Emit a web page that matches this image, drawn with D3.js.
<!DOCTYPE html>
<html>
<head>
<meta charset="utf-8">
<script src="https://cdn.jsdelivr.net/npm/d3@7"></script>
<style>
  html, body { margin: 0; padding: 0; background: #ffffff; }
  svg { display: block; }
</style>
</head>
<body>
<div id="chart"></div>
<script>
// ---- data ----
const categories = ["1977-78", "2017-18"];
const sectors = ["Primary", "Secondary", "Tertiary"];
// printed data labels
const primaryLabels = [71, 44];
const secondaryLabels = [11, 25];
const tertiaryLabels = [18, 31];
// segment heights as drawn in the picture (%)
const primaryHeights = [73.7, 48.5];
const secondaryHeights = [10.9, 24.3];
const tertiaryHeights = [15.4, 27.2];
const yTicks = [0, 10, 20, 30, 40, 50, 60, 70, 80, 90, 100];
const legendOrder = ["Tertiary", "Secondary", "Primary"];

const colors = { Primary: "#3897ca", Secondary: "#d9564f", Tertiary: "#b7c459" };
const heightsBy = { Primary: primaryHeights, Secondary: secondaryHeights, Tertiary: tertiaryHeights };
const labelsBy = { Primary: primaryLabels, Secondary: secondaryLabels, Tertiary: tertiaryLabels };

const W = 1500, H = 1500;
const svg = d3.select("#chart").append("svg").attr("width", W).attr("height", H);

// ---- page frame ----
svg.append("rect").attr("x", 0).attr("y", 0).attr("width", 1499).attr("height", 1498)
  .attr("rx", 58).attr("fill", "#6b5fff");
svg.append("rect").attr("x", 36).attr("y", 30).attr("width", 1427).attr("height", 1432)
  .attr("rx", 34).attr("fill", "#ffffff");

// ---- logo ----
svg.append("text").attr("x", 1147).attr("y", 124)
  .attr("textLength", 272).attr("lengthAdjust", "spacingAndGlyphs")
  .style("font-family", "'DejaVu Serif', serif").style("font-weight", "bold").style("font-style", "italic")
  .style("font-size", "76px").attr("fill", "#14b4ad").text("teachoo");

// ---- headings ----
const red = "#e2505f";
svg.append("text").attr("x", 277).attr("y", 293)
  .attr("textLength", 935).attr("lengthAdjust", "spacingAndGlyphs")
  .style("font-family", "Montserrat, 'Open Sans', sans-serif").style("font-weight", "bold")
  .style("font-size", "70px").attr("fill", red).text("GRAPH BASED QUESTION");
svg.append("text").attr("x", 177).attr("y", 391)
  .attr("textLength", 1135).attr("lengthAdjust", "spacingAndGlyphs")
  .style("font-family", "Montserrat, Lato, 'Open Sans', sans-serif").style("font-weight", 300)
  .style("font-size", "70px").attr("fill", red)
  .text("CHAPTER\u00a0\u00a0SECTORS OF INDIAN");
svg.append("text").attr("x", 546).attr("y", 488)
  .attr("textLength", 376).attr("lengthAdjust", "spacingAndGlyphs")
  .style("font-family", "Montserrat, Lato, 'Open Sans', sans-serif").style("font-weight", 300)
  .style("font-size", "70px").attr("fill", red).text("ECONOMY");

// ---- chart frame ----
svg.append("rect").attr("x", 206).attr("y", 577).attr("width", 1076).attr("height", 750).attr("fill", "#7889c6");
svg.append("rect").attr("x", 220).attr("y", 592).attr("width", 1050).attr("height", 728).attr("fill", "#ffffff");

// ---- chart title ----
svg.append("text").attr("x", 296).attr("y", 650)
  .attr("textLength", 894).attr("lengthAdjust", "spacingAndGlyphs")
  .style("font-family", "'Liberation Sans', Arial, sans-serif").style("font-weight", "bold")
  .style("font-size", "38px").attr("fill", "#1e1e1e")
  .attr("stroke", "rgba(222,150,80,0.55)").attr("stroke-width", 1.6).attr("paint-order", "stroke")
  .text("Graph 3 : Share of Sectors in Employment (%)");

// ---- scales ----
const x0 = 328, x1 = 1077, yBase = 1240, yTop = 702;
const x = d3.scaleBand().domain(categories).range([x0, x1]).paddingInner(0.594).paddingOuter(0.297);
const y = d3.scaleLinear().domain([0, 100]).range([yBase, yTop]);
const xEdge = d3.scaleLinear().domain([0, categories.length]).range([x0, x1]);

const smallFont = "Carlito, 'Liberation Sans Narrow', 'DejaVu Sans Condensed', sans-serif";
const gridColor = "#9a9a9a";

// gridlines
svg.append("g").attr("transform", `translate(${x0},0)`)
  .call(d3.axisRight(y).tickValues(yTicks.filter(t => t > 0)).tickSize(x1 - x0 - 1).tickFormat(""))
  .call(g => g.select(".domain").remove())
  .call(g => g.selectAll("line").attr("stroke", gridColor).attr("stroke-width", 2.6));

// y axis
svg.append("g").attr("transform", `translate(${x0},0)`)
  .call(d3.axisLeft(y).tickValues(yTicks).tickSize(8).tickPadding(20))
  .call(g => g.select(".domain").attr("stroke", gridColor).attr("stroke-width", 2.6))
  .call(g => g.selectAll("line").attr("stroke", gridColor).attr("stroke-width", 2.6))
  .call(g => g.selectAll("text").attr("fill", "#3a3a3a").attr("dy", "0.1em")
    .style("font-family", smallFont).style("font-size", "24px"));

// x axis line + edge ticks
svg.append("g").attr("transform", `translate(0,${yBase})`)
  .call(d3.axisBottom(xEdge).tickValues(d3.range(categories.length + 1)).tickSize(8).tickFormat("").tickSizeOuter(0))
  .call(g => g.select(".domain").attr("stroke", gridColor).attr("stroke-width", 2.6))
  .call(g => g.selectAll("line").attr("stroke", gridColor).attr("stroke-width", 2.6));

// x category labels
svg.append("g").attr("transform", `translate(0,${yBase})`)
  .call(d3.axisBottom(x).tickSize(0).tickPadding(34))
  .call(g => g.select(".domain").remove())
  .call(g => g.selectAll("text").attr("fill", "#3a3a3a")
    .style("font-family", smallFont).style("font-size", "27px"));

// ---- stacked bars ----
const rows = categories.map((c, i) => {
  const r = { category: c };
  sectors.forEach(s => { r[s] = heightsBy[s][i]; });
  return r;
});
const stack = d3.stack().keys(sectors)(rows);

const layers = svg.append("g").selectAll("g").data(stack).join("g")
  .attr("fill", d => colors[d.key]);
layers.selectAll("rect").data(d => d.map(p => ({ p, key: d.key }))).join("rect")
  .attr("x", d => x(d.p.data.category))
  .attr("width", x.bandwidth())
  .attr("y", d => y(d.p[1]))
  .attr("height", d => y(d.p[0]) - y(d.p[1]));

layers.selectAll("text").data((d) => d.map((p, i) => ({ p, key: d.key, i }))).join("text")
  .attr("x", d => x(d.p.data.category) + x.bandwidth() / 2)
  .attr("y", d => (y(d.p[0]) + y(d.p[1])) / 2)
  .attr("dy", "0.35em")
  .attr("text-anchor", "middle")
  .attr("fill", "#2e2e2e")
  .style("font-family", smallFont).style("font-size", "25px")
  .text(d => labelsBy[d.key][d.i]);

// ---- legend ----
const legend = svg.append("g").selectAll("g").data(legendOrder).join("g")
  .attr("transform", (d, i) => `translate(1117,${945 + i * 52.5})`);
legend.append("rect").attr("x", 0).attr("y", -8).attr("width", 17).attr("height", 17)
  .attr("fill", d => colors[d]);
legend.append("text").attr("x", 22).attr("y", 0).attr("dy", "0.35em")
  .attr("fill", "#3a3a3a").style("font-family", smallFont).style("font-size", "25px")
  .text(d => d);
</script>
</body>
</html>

# STATED EXERCISE:
Pull out each line of the listing that holds the string "drawn".

# RESPONSE FOR THIS EXERCISE:
Emit a web page that matches this image, drawn with D3.js.
// segment heights as drawn in the picture (%)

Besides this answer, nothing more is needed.